Grundy County Sheriff Ken Briley and state Sen. Sue Rezin, R-Morris, are seeking reforms to the SAFE-T Act after police arrested two suspects during a traffic stop the afternoon of Thursday, Oct. 24, after finding 3 kilograms of fentanyl.
The Grundy County Sheriff’s Office charged the suspects, Christian Erazo-Velazquez and Roybin Barahona, with delivery of a controlled substance, aggravated fleeing or eluding an officer traveling 21 miles or more above the speed limit, and resisting or obstructing an officer, according to a police report obtained via a Freedom of Information Act request by The Morris Herald-News.
According to a Wednesday news release, the SAFE-T Act required officials to hold a pretrial release hearing within 48 hours of the arrest.
“Before the hearing, Grundy County officials confirmed that both suspects were Honduran nationals, with one having an immigration detainer warrant from the U.S. Department of Homeland Security,” according to the release. “At the hearing, the local state’s attorney requested detention for both suspects due to the severity of the charges.”
The court granted one detention request based on the outstanding warrant and criminal history, and the other suspect was released because he had no criminal history available within the 48-hour hearing window.
California authorities informed Grundy County that the released suspect, an 18-year-old, had a juvenile record that would have led to his detention, according to the sheriff’s office.
Briley and Rezin are calling for reforms to the SAFE-T Act that would alter the 48-hour pretrial release hearing requirement. Rezin said she is exploring legislation that would make the possession of fentanyl a Class X felony that would be detainable, putting the burden of the pretrial release on the defendant instead of the state’s attorney’s office and a judge.

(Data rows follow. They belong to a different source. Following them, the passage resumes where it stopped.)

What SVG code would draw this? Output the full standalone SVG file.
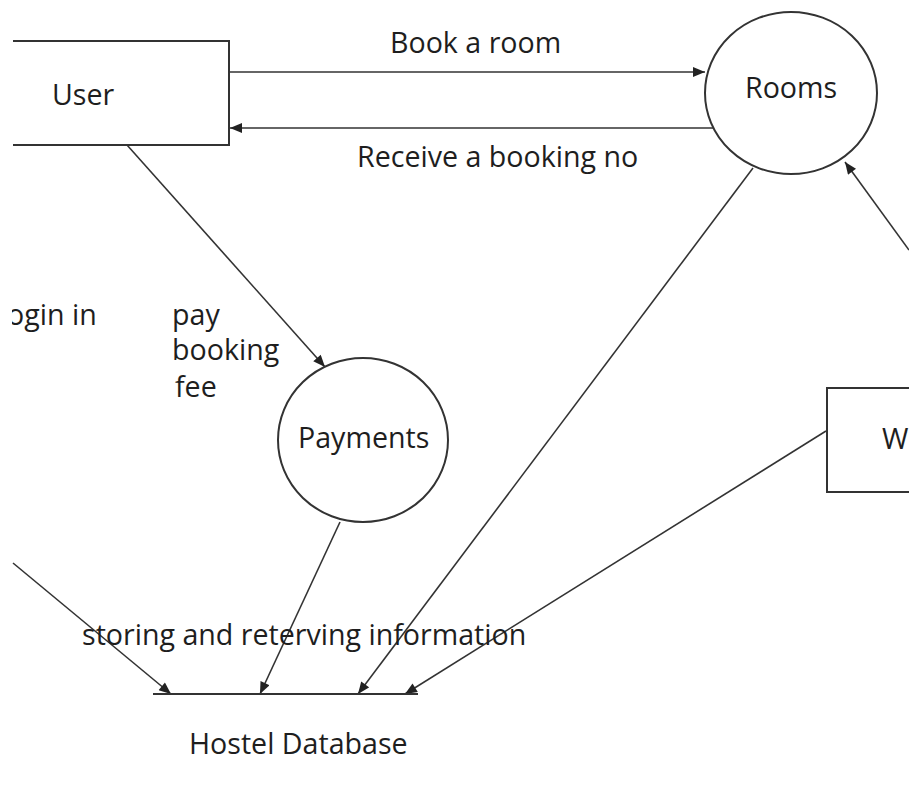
<svg xmlns="http://www.w3.org/2000/svg" width="909" height="797" viewBox="0 0 909 797">
<style>
.lbl{font-family:"Open Sans","Noto Sans","Liberation Sans",sans-serif;font-size:28.6px;fill:#1e1e1e}
.shape{fill:none;stroke:#333;stroke-width:2}
.flow{fill:none;stroke:#333;stroke-width:1.6;marker-end:url(#ah)}
.plain{fill:none;stroke:#333;stroke-width:1.8}
</style>
<defs>
<marker id="ah" viewBox="0 0 12 10" refX="12" refY="5" markerWidth="13" markerHeight="10" markerUnits="userSpaceOnUse" orient="auto">
<path d="M0,0 L12,5 L0,10 Z" fill="#222"/>
</marker>
<clipPath id="leftclip"><rect x="12" y="0" width="897" height="797"/></clipPath>
</defs>
<rect width="909" height="797" fill="#fff"/>
<g id="connectors">
<line class="flow" x1="229" y1="72" x2="705" y2="72"/>
<line class="flow" x1="713" y1="128" x2="230" y2="128"/>
<line class="flow" x1="127" y1="145" x2="325" y2="367"/>
<line class="flow" x1="13" y1="563" x2="171" y2="694"/>
<line class="flow" x1="340" y1="522" x2="260" y2="694"/>
<line class="flow" x1="753" y1="168" x2="358" y2="694"/>
<line class="flow" x1="826" y1="431" x2="405" y2="694"/>
<line class="flow" x1="909" y1="250" x2="845" y2="162"/>
</g>
<g id="user">
<path class="shape" d="M13,41 H229 V145 H13"/>
<text class="lbl" x="52" y="105">User</text>
</g>
<g id="rooms">
<ellipse class="shape" cx="791" cy="93" rx="86" ry="81"/>
<text class="lbl" x="745" y="98">Rooms</text>
</g>
<g id="payments">
<ellipse class="shape" cx="363" cy="440" rx="85" ry="82"/>
<text class="lbl" x="298" y="448">Payments</text>
</g>
<g id="w">
<path class="shape" d="M909,388 H827 V492 H909"/>
<text class="lbl" x="882" y="449">W</text>
</g>
<g id="hostel-database">
<line class="plain" x1="153" y1="694" x2="418" y2="694"/>
<text class="lbl" x="189" y="754">Hostel Database</text>
</g>
<g id="labels">
<text class="lbl" x="390" y="53">Book a room</text>
<text class="lbl" x="357" y="167">Receive a booking no</text>
<text class="lbl" x="7" y="325" clip-path="url(#leftclip)">ogin in</text>
<text class="lbl" x="172" y="325">pay<tspan x="172" dy="35">booking</tspan><tspan x="175" dy="37">fee</tspan></text>
<text class="lbl" x="82" y="645">storing and reterving information</text>
</g>
</svg>
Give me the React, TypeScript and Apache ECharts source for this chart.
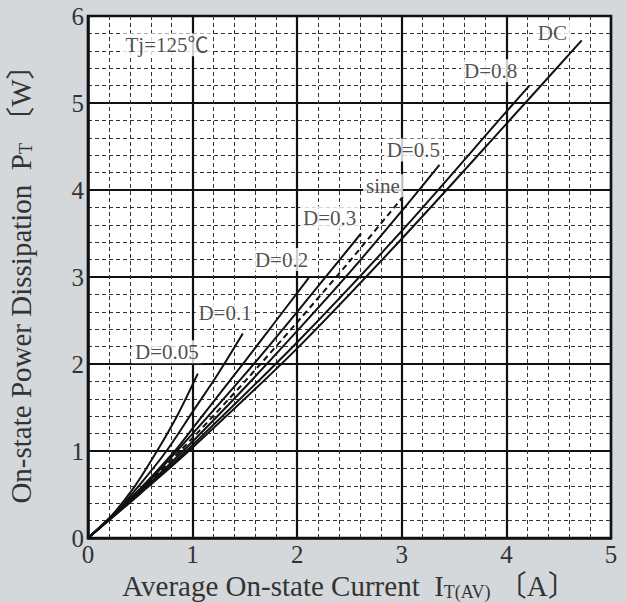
import React, { useEffect, useRef } from "react";
import * as echarts from "echarts";

// ---- data ----
const curveNames = ["D=0.05", "D=0.1", "D=0.2", "D=0.3", "sine", "D=0.5", "D=0.8", "DC"];

const d005 = [[0, 0], [0.2, 0.22], [0.45, 0.6], [0.66, 1.0], [0.85, 1.4], [1.05, 1.89]];
const d01 = [[0, 0], [0.25, 0.28], [0.5, 0.62], [0.75, 1.0], [1.0, 1.45], [1.25, 1.9], [1.48, 2.35]];
const d02 = [[0, 0], [0.5, 0.57], [0.83, 1.0], [1.0, 1.26], [1.5, 2.03], [2.11, 2.99]];
const d03 = [[0, 0], [0.5, 0.55], [1.0, 1.2], [1.5, 1.88], [2.0, 2.6], [2.61, 3.5]];
const sine = [[0, 0], [0.5, 0.54], [1.0, 1.15], [1.5, 1.8], [2.0, 2.48], [2.5, 3.18], [3.01, 3.92]];
const d05 = [[0, 0], [0.5, 0.53], [1.0, 1.11], [1.5, 1.73], [2.0, 2.38], [2.5, 3.05], [3.0, 3.76], [3.36, 4.29]];
const d08 = [[0, 0], [0.5, 0.52], [1.0, 1.07], [2.0, 2.25], [3.0, 3.53], [4.0, 4.9], [4.22, 5.2]];
const dc = [[0, 0], [0.5, 0.51], [1.0, 1.04], [2.0, 2.18], [3.0, 3.44], [4.0, 4.76], [4.72, 5.72]];

const curveData = [d005, d01, d02, d03, sine, d05, d08, dc];

const labelTexts = ["Tj=125℃", "DC", "D=0.8", "D=0.5", "sine", "D=0.3", "D=0.2", "D=0.1", "D=0.05"];
const labelX = [0.755, 4.44, 3.85, 3.11, 2.82, 2.31, 1.85, 1.31, 0.755];
const labelY = [5.67, 5.8, 5.37, 4.46, 4.05, 3.68, 3.2, 2.59, 2.14];

const xMin = 0, xMax = 5, xStep = 1;
const yMin = 0, yMax = 6, yStep = 1;

const FONT = "'Liberation Serif', 'Noto Sans CJK JP', serif";

export default function App() {
  const ref = useRef<HTMLDivElement>(null);
  useEffect(() => {
    document.body.style.margin = "0";
    const chart = echarts.init(ref.current!, null, { renderer: "svg" });
    const lineSeries = curveNames.map((name, i) => ({
      type: "line",
      name,
      data: curveData[i],
      smooth: 0.3,
      showSymbol: false,
      symbol: "none",
      lineStyle: {
        color: "#111",
        width: 2,
        type: name === "sine" ? [6, 4] : "solid",
      },
      z: 3,
    }));
    const labelSeries = {
      type: "scatter",
      name: "labels",
      data: labelTexts.map((t, i) => ({ value: [labelX[i], labelY[i]], name: t })),
      symbolSize: 1,
      itemStyle: { color: "rgba(0,0,0,0)" },
      z: 10,
      label: {
        show: true,
        position: "inside",
        formatter: (p: any) => p.name,
        fontFamily: FONT,
        fontSize: 21,
        color: "#222",
        backgroundColor: "#fff",
        padding: [1, 3, 1, 3],
      },
      labelLayout: { hideOverlap: false },
    };
    const nameStyle = {
      fontFamily: FONT,
      fontSize: 29,
      color: "#333",
      rich: {
        s: { fontFamily: FONT, fontSize: 18, color: "#333", verticalAlign: "bottom", padding: [8, 0, 0, 0] },
      },
    };
    chart.setOption({
      animation: false,
      backgroundColor: "#d5d8db",
      grid: {
        left: 88,
        top: 16,
        width: 523,
        height: 522,
        show: true,
        containLabel: false,
        outerBoundsMode: "none",
        backgroundColor: "#fff",
        borderColor: "#111",
        borderWidth: 2.5,
      },
      xAxis: {
        type: "value",
        min: xMin,
        max: xMax,
        interval: xStep,
        axisLine: { show: true, lineStyle: { color: "#111", width: 2.5 } },
        axisTick: { show: false },
        axisLabel: { fontFamily: FONT, fontSize: 25, color: "#333", margin: 4 },
        splitLine: { show: true, lineStyle: { color: "#111", width: 2.2 } },
        minorTick: { show: false, splitNumber: 5 },
        minorSplitLine: { show: true, lineStyle: { color: "#333", width: 1, type: [4, 3] } },
        name: "Average On-state Current  I{s|T(AV)} 〔A〕",
        nameLocation: "middle",
        nameGap: 32,
        nameTextStyle: nameStyle,
      },
      yAxis: {
        type: "value",
        min: yMin,
        max: yMax,
        interval: yStep,
        axisLine: { show: true, lineStyle: { color: "#111", width: 2.5 } },
        axisTick: { show: false },
        axisLabel: { fontFamily: FONT, fontSize: 25, color: "#333", margin: 4 },
        splitLine: { show: true, lineStyle: { color: "#111", width: 2.2 } },
        minorTick: { show: false, splitNumber: 5 },
        minorSplitLine: { show: true, lineStyle: { color: "#333", width: 1, type: [4, 3] } },
        name: "On-state Power Dissipation  P{s|T} 〔W〕",
        nameLocation: "middle",
        nameGap: 53,
        nameTextStyle: nameStyle,
      },
      series: [...lineSeries, labelSeries],
    });
    return () => chart.dispose();
  }, []);
  return <div ref={ref} style={{ width: 626, height: 602 }} />;
}
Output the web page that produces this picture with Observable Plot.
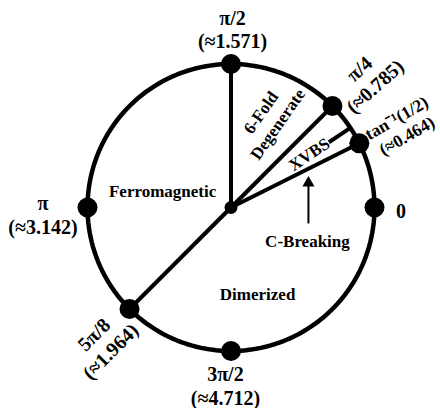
<!DOCTYPE html>
<html>
<head>
<meta charset="utf-8">
<script src="https://cdn.jsdelivr.net/npm/d3@7"></script>
<script src="https://cdn.jsdelivr.net/npm/@observablehq/plot@0.6"></script>
<style>
  html, body { margin: 0; padding: 0; background: #fff; }
  #chart svg { display: block; }
</style>
</head>
<body>
<div id="chart"></div>
<script>
// ---- data ----
const pointAngles = [0, 0.4636, 0.7854, 1.5708, 3.1416, 3.9270, 4.7124];
const pointLabels = ["0", "tan⁻¹(1/2)\n(≈0.464)", "π/4\n(≈0.785)", "π/2\n(≈1.571)", "π\n(≈3.142)", "5π/8\n(≈1.964)", "3π/2\n(≈4.712)"];
const boundaryAngles = [0.4636, 0.7854, 1.5708, 3.9270];
const xvbsAngle = 0.588;
const regionNames = ["Ferromagnetic", "Dimerized", "6-Fold\nDegenerate", "XVBS", "C-Breaking"];

// ---- layout (polar: angle in degrees, radius in circle units, text rotation, font size) ----
const pointLabelLayout = [
  {deg: -1.0, r: 1.185, rot: 0, fs: 20},
  {deg: 25.5, r: 1.315, rot: -30, fs: 17.5},
  {deg: 43.9, r: 1.311, rot: -42, fs: 20},
  {deg: 89.5, r: 1.244, rot: 0, fs: 20},
  {deg: 182.1, r: 1.311, rot: 0, fs: 20},
  {deg: 226.2, r: 1.303, rot: -45, fs: 20},
  {deg: 268.2, r: 1.241, rot: 0, fs: 20}
];
const regionLayout = [
  {deg: 166.1, r: 0.491, rot: 0},
  {deg: 287.2, r: 0.627, rot: 0},
  {deg: 67.3, r: 0.677, rot: -55},
  {deg: 34.8, r: 0.658, rot: -34},
  {deg: -23.3, r: 0.580, rot: 0}
];

const rad = d => d * Math.PI / 180;
const px = (a, r) => r * Math.cos(a);
const py = (a, r) => r * Math.sin(a);

const circle = d3.range(0, 361, 2).map(d => ({x: Math.cos(rad(d)), y: Math.sin(rad(d))}));
const points = pointAngles.map((a, i) => ({x: px(a, 1), y: py(a, 1), label: pointLabels[i],
  lx: px(rad(pointLabelLayout[i].deg), pointLabelLayout[i].r),
  ly: py(rad(pointLabelLayout[i].deg), pointLabelLayout[i].r),
  rot: pointLabelLayout[i].rot, fs: pointLabelLayout[i].fs}));
const spokes = boundaryAngles.map(a => ({x1: 0, y1: 0, x2: px(a, 1), y2: py(a, 1)}));
const xvbs = [{x1: px(xvbsAngle, 0.82), y1: py(xvbsAngle, 0.82), x2: px(xvbsAngle, 1), y2: py(xvbsAngle, 1)}];
const regions = regionNames.map((t, i) => ({text: t,
  x: px(rad(regionLayout[i].deg), regionLayout[i].r),
  y: py(rad(regionLayout[i].deg), regionLayout[i].r),
  rot: regionLayout[i].rot}));
// arrow pointing up at the C-Breaking boundary
const arrowX = regions[4].x + 0.007;
const arrow = [{x1: arrowX, y1: -0.111, x2: arrowX, y2: 0.16}];
const arrowHead = [{x: arrowX, y: 0.17}];

const W = 440, H = 408, cx = 230.5, cy = 207, R = 143.5;
const font = "'Liberation Serif', 'Times New Roman', serif";

const chart = Plot.plot({
  width: W, height: H,
  margin: 0,
  x: {domain: [-cx / R, (W - cx) / R], axis: null},
  y: {domain: [(cy - H) / R, cy / R], axis: null},
  style: {fontFamily: font, background: "white"},
  marks: [
    Plot.line(circle, {x: "x", y: "y", stroke: "black", strokeWidth: 4.5}),
    Plot.link(spokes, {x1: "x1", y1: "y1", x2: "x2", y2: "y2", stroke: "black", strokeWidth: 4}),
    Plot.link(xvbs, {x1: "x1", y1: "y1", x2: "x2", y2: "y2", stroke: "black", strokeWidth: 4}),
    Plot.dot(points, {x: "x", y: "y", r: 10, fill: "black"}),
    Plot.dot([{x: 0, y: 0}], {x: "x", y: "y", r: 6.5, fill: "black"}),
    Plot.link(arrow, {x1: "x1", y1: "y1", x2: "x2", y2: "y2", stroke: "black", strokeWidth: 2}),
    Plot.dot(arrowHead, {x: "x", y: "y", symbol: "triangle", r: 4.5, fill: "black"}),
    Plot.text(points, {x: "lx", y: "ly", text: "label", rotate: "rot", fontSize: "fs", fontWeight: "bold",
      lineHeight: 1.18, fill: "black", textAnchor: "middle", lineAnchor: "middle"}),
    Plot.text(regions, {x: "x", y: "y", text: "text", rotate: "rot", fontSize: 17, fontWeight: "bold",
      lineHeight: 1.2, fill: "black", textAnchor: "middle", lineAnchor: "middle"})
  ]
});
document.getElementById("chart").appendChild(chart);
</script>
</body>
</html>
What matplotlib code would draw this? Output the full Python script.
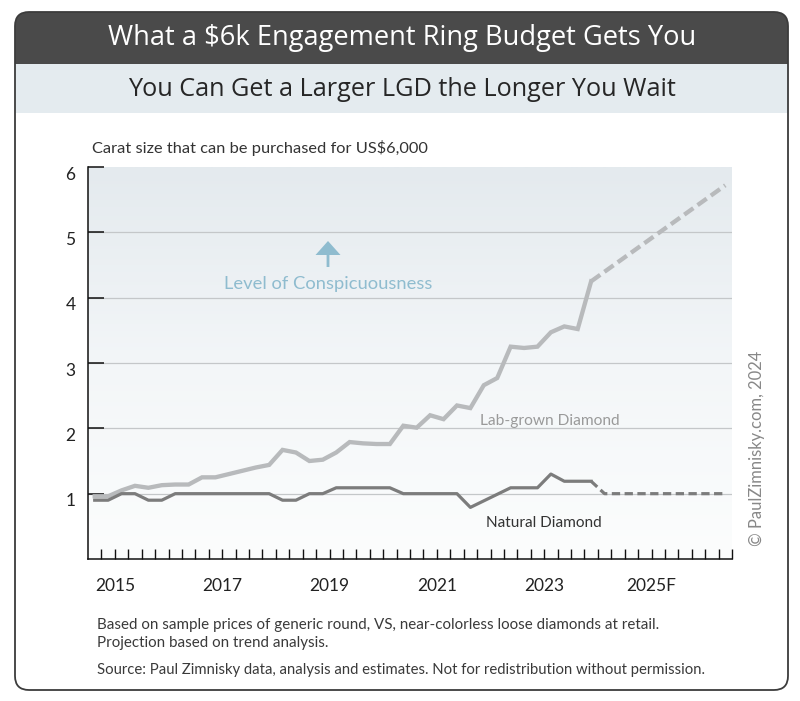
import matplotlib
matplotlib.use("Agg")
import matplotlib.pyplot as plt
import numpy as np
from matplotlib.patches import FancyBboxPatch, Rectangle, FancyArrow
from matplotlib.colors import LinearSegmentedColormap
from matplotlib.transforms import ScaledTranslation

plt.rcParams['font.family'] = ['Lato', 'DejaVu Sans']

# ---------------- data ----------------
years_q = [2015.125, 2015.375, 2015.625, 2015.875,
           2016.125, 2016.375, 2016.625, 2016.875,
           2017.125, 2017.375, 2017.625, 2017.875,
           2018.125, 2018.375, 2018.625, 2018.875,
           2019.125, 2019.375, 2019.625, 2019.875,
           2020.125, 2020.375, 2020.625, 2020.875,
           2021.125, 2021.375, 2021.625, 2021.875,
           2022.125, 2022.375, 2022.625, 2022.875,
           2023.125, 2023.375, 2023.625, 2023.875,
           2024.125, 2024.375]
lab_grown = [0.96, 0.96, 1.05, 1.12,
             1.09, 1.13, 1.14, 1.14,
             1.25, 1.25, 1.30, 1.35,
             1.40, 1.44, 1.67, 1.63,
             1.50, 1.52, 1.63, 1.79,
             1.77, 1.76, 1.76, 2.04,
             2.01, 2.20, 2.14, 2.35,
             2.31, 2.66, 2.77, 3.25,
             3.23, 3.25, 3.47, 3.56,
             3.52, 4.25]
natural = [0.90, 0.90, 1.00, 1.00,
           0.90, 0.90, 1.00, 1.00,
           1.00, 1.00, 1.00, 1.00,
           1.00, 1.00, 0.90, 0.90,
           1.00, 1.00, 1.09, 1.09,
           1.09, 1.09, 1.09, 1.00,
           1.00, 1.00, 1.00, 1.00,
           0.79, 0.89, 0.99, 1.09,
           1.09, 1.09, 1.30, 1.19,
           1.19, 1.19]
lab_proj_x = [2024.375, 2026.875]
lab_proj_y = [4.25, 5.72]
nat_proj_x = [2024.375, 2024.625, 2026.875]
nat_proj_y = [1.19, 1.00, 1.00]

year_labels = ['2015', '2017', '2019', '2021', '2023', '2025F']
year_label_pos = [2015.5, 2017.5, 2019.5, 2021.5, 2023.5, 2025.5]
y_ticks = [1, 2, 3, 4, 5, 6]
y_grid = [1, 2, 3, 4, 5]

title = 'What a $6k Engagement Ring Budget Gets You'
subtitle = 'You Can Get a Larger LGD the Longer You Wait'
ylabel_txt = 'Carat size that can be purchased for US$6,000'
note1 = 'Based on sample prices of generic round, VS, near-colorless loose diamonds at retail.'
note2 = 'Projection based on trend analysis.'
note3 = 'Source: Paul Zimnisky data, analysis and estimates. Not for redistribution without permission.'
copyright_txt = '\u00a9 PaulZimnisky.com, 2024'

# ---------------- figure ----------------
W, H = 800, 701
fig = plt.figure(figsize=(W / 100, H / 100), dpi=100)
fig.patch.set_facecolor('white')

bg = fig.add_axes([0, 0, 1, 1], zorder=0)
bg.set_xlim(0, W); bg.set_ylim(H, 0); bg.axis('off')

fg = fig.add_axes([0, 0, 1, 1], zorder=5)
fg.set_xlim(0, W); fg.set_ylim(H, 0); fg.axis('off')
fg.patch.set_alpha(0)

# card
bg.add_patch(FancyBboxPatch((15, 12), 773, 80, boxstyle='round,pad=0,rounding_size=14',
                            fc='#4a4a4a', ec='none'))
bg.add_patch(Rectangle((15, 64), 773, 49, fc='#e4ebef', ec='none'))
fg.add_patch(FancyBboxPatch((15, 12), 773, 678, boxstyle='round,pad=0,rounding_size=14',
                            fc='none', ec='#3c3c3c', lw=1.3))

renderer = fig.canvas.get_renderer()


def fit(ax, x, y, s, width_px, rotation=0, **kw):
    t = ax.text(x, y, s, fontsize=10, **kw)
    w = t.get_window_extent(renderer).width
    t.set_fontsize(10 * width_px / w)
    if rotation:
        t.set_rotation(rotation)
    return t


fit(fg, 402, 38, title, 589, ha='center', va='center', color='white',
    family=['Open Sans', 'DejaVu Sans'], weight='medium')
fit(fg, 402, 89, subtitle, 550, ha='center', va='center', color='#262626',
    family=['Open Sans', 'DejaVu Sans'], weight='medium')
fit(fg, 92, 148, ylabel_txt, 336, ha='left', va='center', color='#333333')
fit(fg, 328, 284, 'Level of Conspicuousness', 209, ha='center', va='center', color='#8fbccf')
fit(fg, 550, 421, 'Lab-grown Diamond', 140, ha='center', va='center', color='#9a9a9a')
fit(fg, 544, 523, 'Natural Diamond', 116, ha='center', va='center', color='#333333')
fit(fg, 757, 448, copyright_txt, 195, rotation=90, ha='center', va='center', color='#888888')
t1 = fit(fg, 97, 625, note1, 563, ha='left', va='center', color='#3a3a3a')
fg.text(97, 643, note2, fontsize=t1.get_fontsize(), ha='left', va='center', color='#3a3a3a')
fit(fg, 97, 670, note3, 611, ha='left', va='center', color='#3a3a3a')

fg.add_patch(FancyArrow(328, 267, 0, -26, width=2.8, head_width=25, head_length=14,
                        length_includes_head=True, fc='#8fbccf', ec='none'))

# ---------------- chart ----------------
ax = fig.add_axes([88 / W, 1 - 559 / H, (732 - 88) / W, (559 - 167) / H], zorder=1)
ax.patch.set_alpha(0)
ax.set_xlim(2015, 2027)
ax.set_ylim(0, 6)

cmap = LinearSegmentedColormap.from_list('bgfade', ['#fcfdfd', '#f3f6f8', '#e4eaee'])
grad = np.linspace(0, 1, 256).reshape(-1, 1)
ax.imshow(grad, extent=[2015, 2027, 0, 6], origin='lower', aspect='auto', cmap=cmap, zorder=0)

for g in y_grid:
    ax.axhline(g, color='#c4c7c9', lw=0.9, zorder=1)

ax.plot(years_q, lab_grown, color='#b8babc', lw=3.1, solid_joinstyle='miter', zorder=3)
ax.plot(lab_proj_x, lab_proj_y, color='#b8babc', lw=3.1, dashes=(2.6, 1.2), zorder=3)
ax.plot(years_q, natural, color='#7c7c7c', lw=2.3, zorder=4)
ax.plot(nat_proj_x, nat_proj_y, color='#7c7c7c', lw=2.3, dashes=(2.6, 1.4), zorder=4)

for sp in ['top', 'right']:
    ax.spines[sp].set_visible(False)
for sp in ['left', 'bottom']:
    ax.spines[sp].set_color('#111111')
    ax.spines[sp].set_linewidth(1.1)
    ax.spines[sp].set_zorder(5)

quarter_ticks = np.arange(2015.25, 2027.01, 0.25)
ax.set_xticks(quarter_ticks)
ax.set_xticklabels([])
ax.set_xticks(year_label_pos, minor=True)
ax.set_xticklabels(year_labels, minor=True)
ax.xaxis.remove_overlapping_locs = False
ax.tick_params(axis='x', which='major', direction='in', length=7.5, width=1.0, color='#111111')
ax.tick_params(axis='x', which='minor', length=0, pad=14, labelsize=12.5, labelcolor='#222222')

ax.set_yticks(y_ticks)
ax.set_yticklabels([str(v) for v in y_ticks])
ax.tick_params(axis='y', direction='in', length=11.5, width=1.1, color='#111111',
               pad=9, labelsize=12.5, labelcolor='#222222')
off = ScaledTranslation(0, -6 / 100, fig.dpi_scale_trans)
for lab in ax.get_yticklabels():
    lab.set_transform(lab.get_transform() + off)

fig.savefig('out.png', dpi=100)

“According to the [Drug Enforcement Agency], the amount of fentanyl seized in this arrest is enough to kill 1.5 million people,” Rezin said. “This terrifying statistic underscores the real dangers that our communities face from this trafficked poison. The pretrial release of this suspect highlights the critical gaps that remain in the SAFE-T Act that must be addressed to ensure our local law enforcement and judicial system have all of the tools they need to protect the public.”
Ben Ruddell, the Director of Criminal Justice Policy for the ACLU of Illinois, said Rezin is distorting the meaning of the Pretrial Fairness Act.
“Let’s be clear about the facts,” Ruddell said. “The requirement that an arrested person appear before a judge within 48 hours is a constitutional standard that was in place before the Pretrial Fairness Act went into effect. In fact, the current law allows prosecutors to request additional time, up to 48 hours, to prepare for a detention hearing. No such request was made in this case.”
Ruddell said the Pretrial Fairness Act, which eliminated the use of cash bail in Illinois, allows prosecutors to file a second petition encompassing new facts that were not available at the time of initial filing.
“Senator Rezin’s proposal to make Class X offenses presumptively detainable is clearly unconstitutional,” Ruddell said. “The Illinois Supreme Court already has invalidated this approach. In Illinois, the presumption of innocence requires that the state always carries the burden of proving why someone must be jailed awaiting trial.”
Briley said the incident shows the urgent need to give law enforcement and state’s attorneys more time to gather relevant information before deciding on pretrial releases.
“The current requirements under the SAFE-T Act limit our ability to fully assess a suspect’s background, which opens the door for the release of potentially dangerous individuals,” Briley said. “Allowing more time would ensure that we have the evidence needed to make informed and responsible decisions that protect our communities.”
Ruddell said Briley and Rezin are taking an unserious approach to the public safety, and further attempting to blame the Pretrial Fairness Act.
Kyle Klukas, the First Assistant State’s Attorney, said he could have asked for a continuance to obtain more information, but he didn’t feel there was a need as he was not going to be able to get more information on Barahona, who was released. Barahona is 18-years-old, and was listed as missing in the State of California.
“He was just turned 18, so there’s issues with the juvenile records,” Klukas said. “We weren’t going to get those in 48 hours. As a practical matter, it was going to take a lot longer than that to get any kind of information if he had a juvenile record.”
Klukas said there weren’t any further obligations to return Barahona to California, only that he was listed missing from Oakland.
“It’d be nice if we had more time to be able to get these things,” Klukas said. “I think after that, it’s the SAFE-T Act that allows us to have a hearing to ask to detain them. We file a motion where we put all of the facts as we know them in the case, we put our arguments to them. Then the judge makes the decision if he thinks the person is a risk to the public or himself, or a specific person.”
For receiving records, the Klukas said the issue arises that records departments typically only work Monday to Friday. Since the arrest was made on a Thursday and the trial was on a Friday, the time the county was able to detain Barahona would’ve run out.